To bridge the gap, the battery manufacturer is expanding aggressively. By 2021, it plans to ramp up capacity in Japan to near 2.5 million packs a year. It will also double China production to about 210,000 packs annually when a second factory comes on line in 2020.
For now, sales of hybrids are outpacing pure electric cars because they are typically more affordable and aren’t subject to anxiety over driving range, Bloomberg Intelligence analysts Steve Man and Kevin Kim said in a research note last month. Plug-in hybrid deliveries rose 160 percent in China in the first half, compared with a doubling for pure-electric EVs, according to BI data.
“Hybrids will be China’s low-emission vehicle of choice in the coming years, rather than battery-electric cars,” the analysts said.
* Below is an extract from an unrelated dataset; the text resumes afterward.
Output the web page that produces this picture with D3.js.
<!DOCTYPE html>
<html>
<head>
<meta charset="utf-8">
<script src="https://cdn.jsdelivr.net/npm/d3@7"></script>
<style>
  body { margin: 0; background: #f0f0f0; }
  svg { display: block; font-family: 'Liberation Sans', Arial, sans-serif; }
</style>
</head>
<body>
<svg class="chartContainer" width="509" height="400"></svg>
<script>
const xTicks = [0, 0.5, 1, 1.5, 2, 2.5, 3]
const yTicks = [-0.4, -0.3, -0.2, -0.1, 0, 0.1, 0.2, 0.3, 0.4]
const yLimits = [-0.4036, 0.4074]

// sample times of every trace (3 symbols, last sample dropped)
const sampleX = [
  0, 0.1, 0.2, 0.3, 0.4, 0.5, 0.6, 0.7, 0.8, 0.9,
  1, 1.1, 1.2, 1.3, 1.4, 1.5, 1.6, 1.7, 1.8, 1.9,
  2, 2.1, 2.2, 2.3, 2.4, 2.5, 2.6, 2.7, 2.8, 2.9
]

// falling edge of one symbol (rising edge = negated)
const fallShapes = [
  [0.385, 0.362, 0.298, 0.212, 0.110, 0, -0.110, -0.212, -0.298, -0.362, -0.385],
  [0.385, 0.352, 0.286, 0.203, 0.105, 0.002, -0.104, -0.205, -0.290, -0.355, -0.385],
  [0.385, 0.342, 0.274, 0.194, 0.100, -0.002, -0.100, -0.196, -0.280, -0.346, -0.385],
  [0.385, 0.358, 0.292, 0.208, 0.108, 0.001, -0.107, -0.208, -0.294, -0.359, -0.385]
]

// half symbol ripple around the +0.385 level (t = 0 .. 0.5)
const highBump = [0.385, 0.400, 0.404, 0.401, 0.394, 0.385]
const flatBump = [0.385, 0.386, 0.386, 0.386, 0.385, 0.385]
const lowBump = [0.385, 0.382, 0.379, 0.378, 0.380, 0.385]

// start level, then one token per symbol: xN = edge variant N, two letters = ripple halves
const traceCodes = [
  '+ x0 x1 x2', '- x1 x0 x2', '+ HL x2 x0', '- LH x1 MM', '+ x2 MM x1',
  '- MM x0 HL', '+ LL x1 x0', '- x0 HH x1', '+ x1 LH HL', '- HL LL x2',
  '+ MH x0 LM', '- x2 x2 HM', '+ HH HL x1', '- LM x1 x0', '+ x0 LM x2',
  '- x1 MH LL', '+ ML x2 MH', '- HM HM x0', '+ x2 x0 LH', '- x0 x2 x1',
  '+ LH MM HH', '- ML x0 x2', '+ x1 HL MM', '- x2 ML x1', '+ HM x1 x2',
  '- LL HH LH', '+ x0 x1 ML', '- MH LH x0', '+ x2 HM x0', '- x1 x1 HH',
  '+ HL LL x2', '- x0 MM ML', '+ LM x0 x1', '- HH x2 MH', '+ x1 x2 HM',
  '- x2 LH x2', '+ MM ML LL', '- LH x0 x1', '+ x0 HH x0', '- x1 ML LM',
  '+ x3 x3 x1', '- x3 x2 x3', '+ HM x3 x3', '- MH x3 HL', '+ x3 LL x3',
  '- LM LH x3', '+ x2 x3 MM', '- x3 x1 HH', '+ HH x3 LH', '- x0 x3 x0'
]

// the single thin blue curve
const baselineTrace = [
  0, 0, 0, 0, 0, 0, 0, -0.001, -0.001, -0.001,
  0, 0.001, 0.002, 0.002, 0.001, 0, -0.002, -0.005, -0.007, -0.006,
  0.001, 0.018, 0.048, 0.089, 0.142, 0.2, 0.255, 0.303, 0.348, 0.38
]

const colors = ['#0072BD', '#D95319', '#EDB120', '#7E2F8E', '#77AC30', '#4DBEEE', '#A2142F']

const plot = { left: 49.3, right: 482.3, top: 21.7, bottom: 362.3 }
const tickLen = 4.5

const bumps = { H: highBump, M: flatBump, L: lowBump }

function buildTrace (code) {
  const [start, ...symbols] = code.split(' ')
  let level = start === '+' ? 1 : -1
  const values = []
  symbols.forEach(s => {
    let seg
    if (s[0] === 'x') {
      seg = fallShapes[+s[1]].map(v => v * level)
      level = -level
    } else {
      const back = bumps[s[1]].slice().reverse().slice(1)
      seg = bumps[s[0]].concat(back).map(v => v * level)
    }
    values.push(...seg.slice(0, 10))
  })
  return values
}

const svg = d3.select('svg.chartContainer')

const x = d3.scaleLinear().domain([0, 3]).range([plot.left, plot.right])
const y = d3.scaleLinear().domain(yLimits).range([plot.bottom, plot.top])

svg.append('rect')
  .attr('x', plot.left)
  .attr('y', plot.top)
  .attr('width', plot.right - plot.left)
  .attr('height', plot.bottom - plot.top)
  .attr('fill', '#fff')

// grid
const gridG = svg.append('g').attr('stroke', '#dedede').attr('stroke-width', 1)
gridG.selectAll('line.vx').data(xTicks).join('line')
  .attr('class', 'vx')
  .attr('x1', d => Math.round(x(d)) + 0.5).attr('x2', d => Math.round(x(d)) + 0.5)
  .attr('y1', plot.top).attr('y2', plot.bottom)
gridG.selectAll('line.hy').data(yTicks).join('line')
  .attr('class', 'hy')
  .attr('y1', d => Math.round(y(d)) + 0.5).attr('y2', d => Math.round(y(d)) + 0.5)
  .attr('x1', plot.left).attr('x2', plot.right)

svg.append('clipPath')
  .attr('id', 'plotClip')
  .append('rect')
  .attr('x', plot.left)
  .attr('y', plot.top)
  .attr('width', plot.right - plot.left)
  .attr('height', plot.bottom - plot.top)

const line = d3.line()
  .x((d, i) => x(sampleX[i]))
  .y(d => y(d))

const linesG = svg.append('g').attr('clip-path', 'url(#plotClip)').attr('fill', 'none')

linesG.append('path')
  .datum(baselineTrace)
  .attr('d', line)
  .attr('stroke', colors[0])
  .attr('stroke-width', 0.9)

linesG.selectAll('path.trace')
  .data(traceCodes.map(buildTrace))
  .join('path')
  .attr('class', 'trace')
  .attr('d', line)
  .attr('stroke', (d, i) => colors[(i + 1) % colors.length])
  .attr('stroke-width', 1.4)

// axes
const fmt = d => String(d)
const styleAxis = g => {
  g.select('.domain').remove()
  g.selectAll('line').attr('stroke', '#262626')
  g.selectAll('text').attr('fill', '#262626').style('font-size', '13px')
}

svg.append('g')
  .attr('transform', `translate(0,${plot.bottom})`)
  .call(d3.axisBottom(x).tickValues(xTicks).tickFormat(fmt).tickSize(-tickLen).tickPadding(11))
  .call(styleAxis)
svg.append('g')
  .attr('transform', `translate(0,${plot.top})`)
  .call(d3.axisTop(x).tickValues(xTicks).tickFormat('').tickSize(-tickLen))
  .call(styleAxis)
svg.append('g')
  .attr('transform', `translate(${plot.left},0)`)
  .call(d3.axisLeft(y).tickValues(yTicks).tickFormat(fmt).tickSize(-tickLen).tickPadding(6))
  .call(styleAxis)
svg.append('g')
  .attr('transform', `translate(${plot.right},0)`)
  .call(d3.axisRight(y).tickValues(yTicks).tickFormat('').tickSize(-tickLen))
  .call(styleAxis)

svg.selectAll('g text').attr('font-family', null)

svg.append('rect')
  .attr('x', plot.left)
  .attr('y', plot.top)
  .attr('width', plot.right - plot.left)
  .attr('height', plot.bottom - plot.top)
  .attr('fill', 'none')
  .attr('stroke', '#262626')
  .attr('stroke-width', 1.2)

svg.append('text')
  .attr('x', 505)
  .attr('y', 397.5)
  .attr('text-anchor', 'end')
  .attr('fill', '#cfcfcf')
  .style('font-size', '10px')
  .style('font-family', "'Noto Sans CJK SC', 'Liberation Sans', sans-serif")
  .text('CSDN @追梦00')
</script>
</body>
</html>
To be sure, PEVE hasn’t neglected EV batteries entirely. It has produced several prototypes, although Suzuki said the quality isn’t yet where it needs to be for commercialization.
If PEVE does enter the market, it’s likely to make the batteries in China with its existing local partners, according to Suzuki. Toyota plans to launch a pure EV in the country in 2020, on its way to offering at least 10 battery-only cars by the early 2020s.